Friday, November 27, 2015

Jangan Lewatkan Yesus



Minggu pertama Adven
29 November 2015
Lukas 21: 25-28, 34-36

Jagalah dirimu, supaya hatimu jangan sarat oleh pesta pora dan kemabukan serta kepentingan-kepentingan duniawi dan supaya hari Tuhan jangan dengan tiba-tiba jatuh ke atas dirimu seperti suatu jerat. (Luk 21:34).”

Kita memasuki Minggu pertama dalam masa Adven. Liturgi masa Adven selalu memancarkan nuansa harapan. Kita mengantisipasi kedatangan Juruselamat kita, dan Gereja mengajarkan kita bahwa setidaknya ada tiga kedatangan Kristus. Kedatangan pertama adalah kelahiran Yesus dua ribu tahun silam di Betlehem. Kedatangan kedua adalah Yesus  datang sebagai Raja dan Hakim pada akhir zaman. Yang ketiga adalah kehadiran-Nya di antara kita sekarang dan saat ini.

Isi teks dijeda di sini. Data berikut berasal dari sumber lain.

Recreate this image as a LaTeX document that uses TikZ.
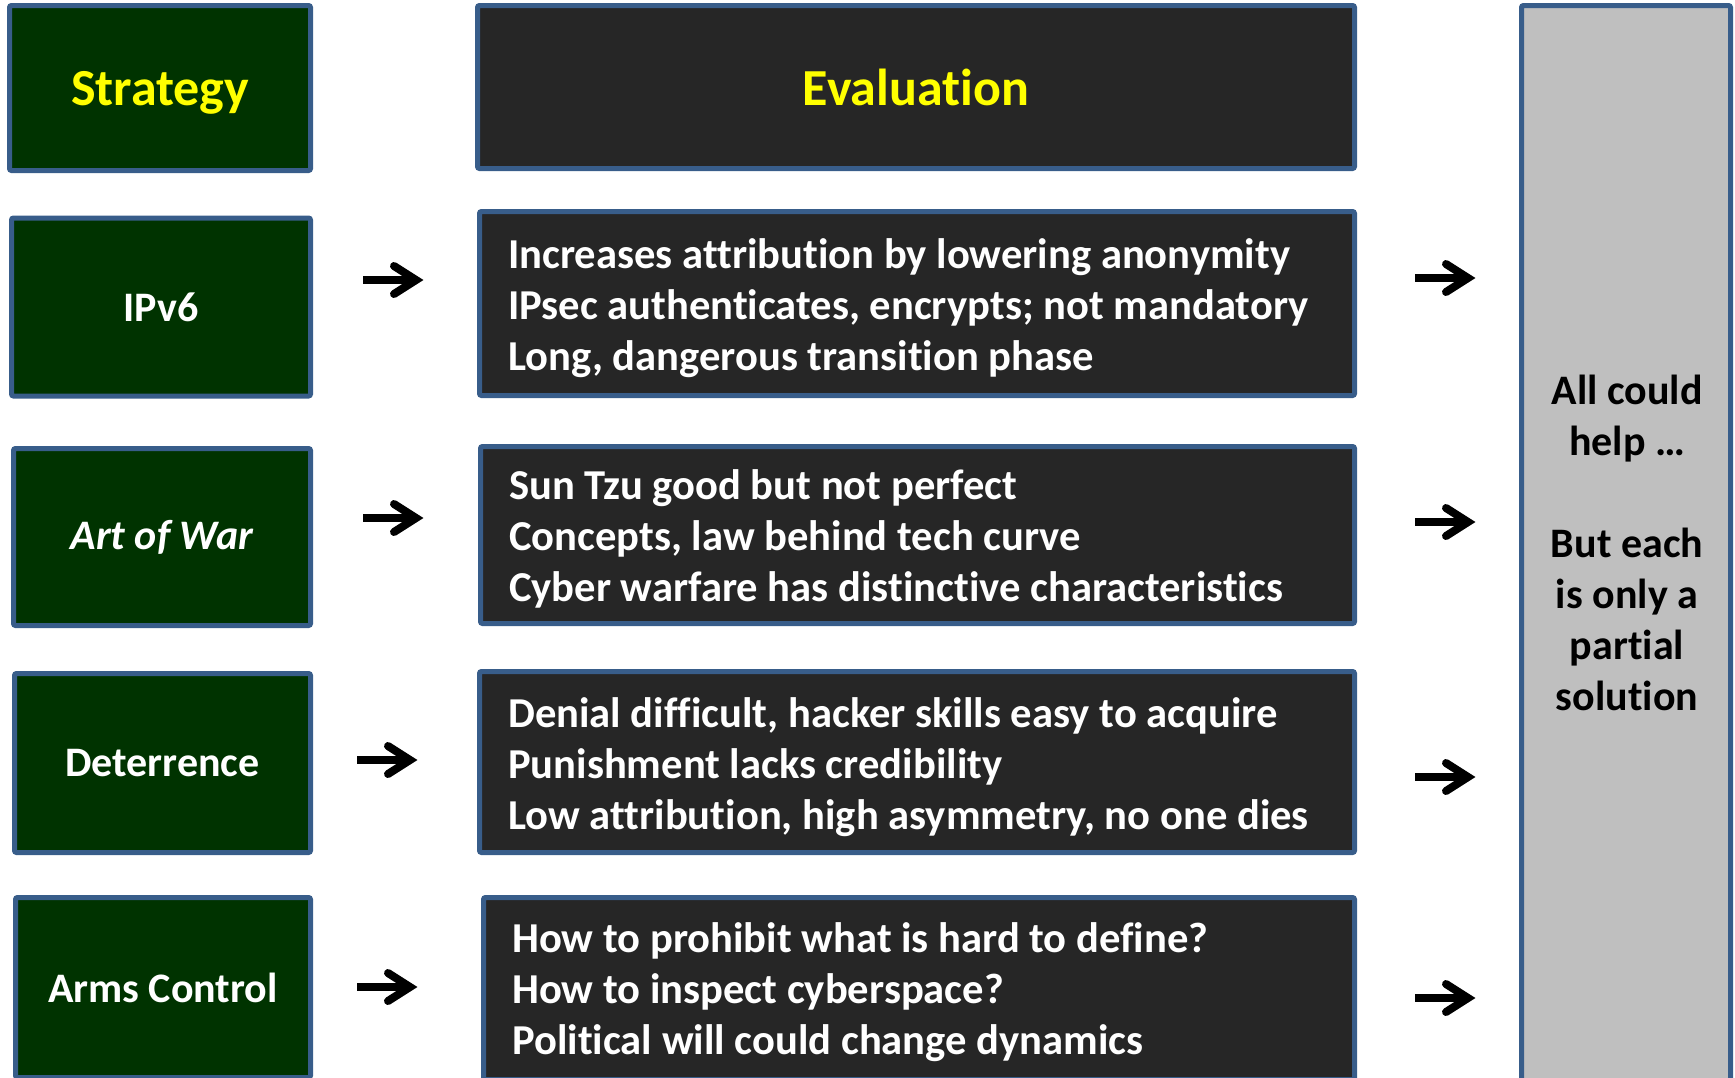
\documentclass[tikz,border=0pt]{standalone}
\usepackage{fontspec}
\setmainfont{Carlito}[Ligatures={NoCommon}]
\usetikzlibrary{calc}
\definecolor{frameblue}{HTML}{385D8A}
\definecolor{stratgreen}{HTML}{003300}
\definecolor{evalgray}{HTML}{262626}
\definecolor{sidegray}{HTML}{BFBFBF}
\definecolor{hdryellow}{HTML}{FFFF00}

% thick arrow: shaft plus two round-ended barbs; #1 = tail, #2 = tip
\newcommand\fatarrow[2]{%
  \draw[shaft] (#1) -- ($(#2)+(-2,0)$);
  \draw[barb] ($(#2)+(-22,-14)$) -- (#2) -- ($(#2)+(-22,14)$);
}

\begin{document}
\begin{tikzpicture}[x=1pt,y=-1pt,
  box/.style={draw=frameblue, line width=5pt, rounded corners=2pt, inner sep=0pt},
  stratbox/.style={box, fill=stratgreen, text=white, font=\bfseries\fontsize{42}{51}\selectfont},
  evalbox/.style={box, fill=evalgray},
  hdr/.style={text=hdryellow, text depth=0pt, font=\bfseries\fontsize{52}{60}\selectfont},
  evaltext/.style={anchor=west, align=left, text=white, inner sep=0pt,
    font=\bfseries\fontsize{42.6}{51}\selectfont},
  sidetext/.style={align=center, text=black, inner sep=0pt,
    font=\bfseries\fontsize{42}{51}\selectfont},
  shaft/.style={line width=8pt},
  barb/.style={line width=8pt, line cap=round, line join=miter},
]
\useasboundingbox (0,0) rectangle (1735,1077);
\clip (0,0) rectangle (1735,1077);

% header row
\node[stratbox, hdr, minimum width=301pt, minimum height=165pt] (sh) at (160,88) {Strategy};
\node[evalbox, hdr, minimum width=877pt, minimum height=163pt] (eh) at (916,87) {Evaluation};

% strategy column
\node[stratbox, minimum width=299pt, minimum height=178pt] (s1) at (161,307) {IPv6};
\node[stratbox, minimum width=297pt, minimum height=177pt] (s2) at (162,537) {\itshape Art of War};
\node[stratbox, minimum width=296pt, minimum height=179pt] (s3) at (162.5,763) {Deterrence};
\node[stratbox, minimum width=295pt, minimum height=180pt] (s4) at (163,987.5) {Arms Control};

% evaluation column
\node[evalbox, minimum width=875pt, minimum height=184pt] (e1) at (917,303.5) {};
\node[evalbox, minimum width=874pt, minimum height=177pt] (e2) at (917.5,535) {};
\node[evalbox, minimum width=875pt, minimum height=181pt] (e3) at (917,762) {};
\node[evalbox, minimum width=871pt, minimum height=182pt] (e4) at (919,988.5) {};

\node[evaltext] (t1) at (508,308.5) {Increases attribution by lowering anonymity\\IPsec authenticates, encrypts; not mandatory\\Long, dangerous transition phase};
\node[evaltext] (t2) at (509,539) {Sun Tzu good but not perfect\\Concepts, law behind tech curve\\Cyber warfare has distinctive characteristics};
\node[evaltext] (t3) at (508,767) {Denial difficult, hacker skills easy to acquire\\Punishment lacks credibility\\Low attribution, high asymmetry, no one dies};
\node[evaltext] (t4) at (512,992.5) {How to prohibit what is hard to define?\\How to inspect cyberspace?\\Political will could change dynamics};

% summary column
\node[box, fill=sidegray, minimum width=209pt, minimum height=1094pt] (side) at (1626,552.5) {};
\node[sidetext] (st) at (1627,543) {All could\\help …\\[51pt]But each\\is only a\\partial\\solution};

% arrows strategy -> evaluation
\coordinate (la1) at (363,280); \coordinate (lb1) at (416,280);
\coordinate (la2) at (363,518); \coordinate (lb2) at (416,518);
\coordinate (la3) at (357,760); \coordinate (lb3) at (410,760);
\coordinate (la4) at (357,987); \coordinate (lb4) at (410,987);
% arrows evaluation -> summary
\coordinate (ra1) at (1415,278); \coordinate (rb1) at (1468,278);
\coordinate (ra2) at (1415,522); \coordinate (rb2) at (1468,522);
\coordinate (ra3) at (1415,777); \coordinate (rb3) at (1468,777);
\coordinate (ra4) at (1415,998); \coordinate (rb4) at (1468,998);

\fatarrow{la1}{lb1}
\fatarrow{la2}{lb2}
\fatarrow{la3}{lb3}
\fatarrow{la4}{lb4}
\fatarrow{ra1}{rb1}
\fatarrow{ra2}{rb2}
\fatarrow{ra3}{rb3}
\fatarrow{ra4}{rb4}
\end{tikzpicture}
\end{document}
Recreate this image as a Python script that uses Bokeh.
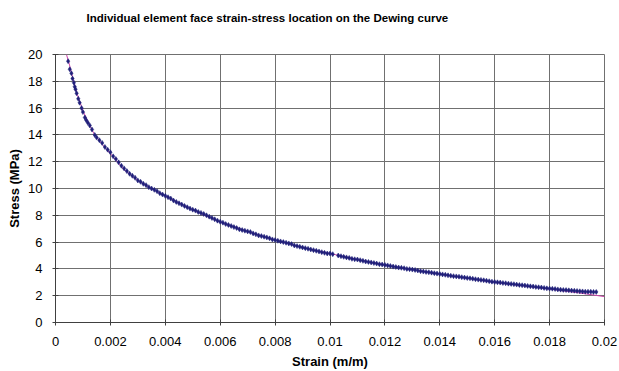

Ketiga kedatangan ini saling terkait dan jika kita melewatkan yang satu, kita juga akan kehilangan yang lain.

Dalam Injil hari ini, Yesus sendiri mengajarkan kita untuk berdiri tegak dihadapan Anak Manusia. Sama seperti Malam Natal pertama yang datang di saat yang tak terduga, penghakiman terakhir pasti akan hadir seperti ‘jerat’. Bahayanya adalah bahwa kita mengharapkan kedatangan-Nya dengan cara yang salah seperti Herodes yang mengantisipasi kelahiran Raja baru dengan membunuh semua bayi di Betlehem, atau seperti para penatua Yahudi dan Pilatus yang menyalibkan ‘Raja orang Yahudi’. Berniat menyambut sang Mesias, kita malah ‘membunuh’ Dia karena ekspetasi kita yang salah.

Kunci untuk mengantisipasi kedatangan Yesus adalah kemampuan kita untuk menyambut-Nya sekarang dan di sini. Namun, kita tampaknya memiliki masalah dalam melihat kehadiran-Nya sekarang dan disini. Pada tahun 1990, psikolog dari Harvard Daniel Simons dan Christopher Chabris memfilmkan sebuah percobaan, terkenal berjudul ‘Monkey Business Illusion’ (tersedia di YouTube). Sekelompok orang diminta untuk mengamati siswa bermain basket. Mereka bertugas untuk menghitung berapa kali pemain dengan T-shirt putih mengoper bola. Para pemain pindah dalam gerakan yang teratur dan melempar bola beberapa kali. Tiba-tiba, di tengah-tengah video, sesuatu yang aneh terjadi: Seorang pria berkostum sebagai gorila berjalan ke tengah ruangan, memukul dadanya, dan segera pergi. Pada akhirnya, penonton diminta jika mereka melihat sesuatu yang tidak biasa. Anehnya, setengah dari mereka menggelengkan kepala. Gorila? Mana Gorilanya?

‘Monkey business illusion’ membuktikan bahwa di satu sisi, kita memiliki kemampuan besar untuk memfokuskan energi mental kita pada satu kegiatan, ide atau harapan, sementara di sisi lain, bisa mengabaikan hal-hal lain, sebearapapun jelas keberadaan mereka. Ini memberi ilusi bahwa kita yakin bahwa kita menyadari segala sesuatu yang terjadi di depan mata kita, namun pada kenyataannya, kita hanya melihat apa yang ingin kita lihat saja. Saya kira ini adalah apa yang terjadi dengan orang-orang baik di zaman Yesus maupun di generasi kita. Kita memiliki gagasan tertentu tentang Yesus, siapa Dia seharusnya, apa yang harus Ia lakukan, dan kedatangan Kristus pun luput dari mata kita.

Ini mungkin mengapa Paus Fransiskus melakukan aksi-aksi yang tidak biasa karena dia tidak ingin Kristus luput dari perhatian kita. Pada Kamis Putih, ia membasuh kaki para narapidana remaja, beberapa dari mereka bahkan bukan Katolik. Dia membaptis bayi dari pasangan yang belum menikah. Dia memeluk dan mencium pria yang parasnya tidak berbentuk. Dia adalah Paus pertama yang menyerukan agar kita merawat bumi ini dalam Laudato Si. Saat ini, ia bertemu orang-orang yang tinggal di daerah kumuh di Kenya.

Jika Yesus Kristus dapat hadir sebagai bayi yang lemah lembut di palungan dan sebagai manusia yang dipaku di kayu salib, Ia pun bisa datang kepada kita dengan cara-cara tak terbayangkan. Jangan lewatkan Advent, jangan lewatkan Yesus!